In a large bowl stir together starter and warm water to dissolve starter.
Add salt and stir to dissolve into starter water.
Add flour and vital wheat gluten. Stir to combine until there's no dry flour in the bowl. Dough will be shaggy and very sticky.
Cover bowl loosely with plastic wrap or a dish towel.
Place bowl in a warm spot for 12-16 hours. The oven is the perfect spot for this.
In the morning remove bowl of dough from the oven. The dough should have doubled in size.
Place a Dutch oven pot in the oven and preheat to 450℉.
Cover work surface liberally with flour.
Turn dough out onto floured surface.
Flour hands and pull dough then fold in half.

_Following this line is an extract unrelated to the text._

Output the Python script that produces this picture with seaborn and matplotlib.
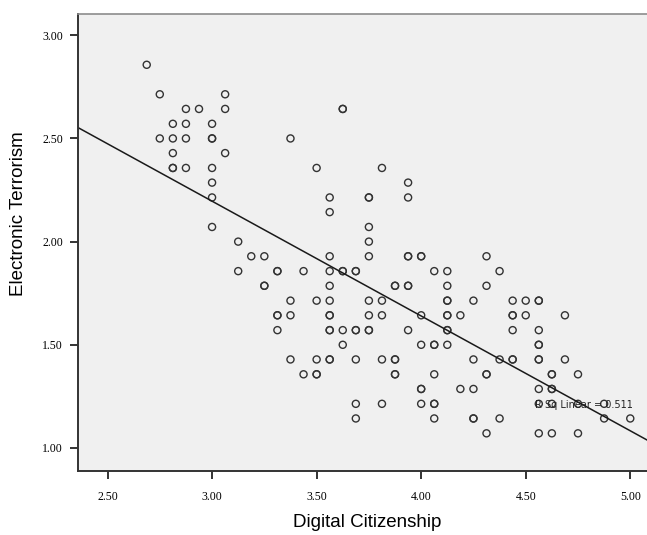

Use your hands to form the dough into a round boule, stretching the dough from the center out and under the loaf, turning the loaf a quarter turn as you go. Put more flour on your hands if the dough sticks to them.
Once the loaf is formed into a round boule, transfer the dough onto a piece of parchment paper and cover it with a bowl.
Let the dough rest for 1 hour while the oven is preheating.
Dust the top of the loaf with flour.
Use a sharp knife to score the length of the loaf with a ¼ inch deep cut.
OPTIONAL: Use a razor blade to score the loaf with decorative cuts if desired.
Carefully (pot will be screaming hot) remove Dutch oven pot from the oven. Grab the four corners of the parchment paper and lower dough into the pot.
Put lid on top and place in the oven.
Immediately reduce heat to 400℉ and bake loaf for 40 minutes.
Remove lid and bake for an additional 8-10 minutes to brown the crust.
Cool loaf on a wire rack for a minimum of 1 hour before slicing into it.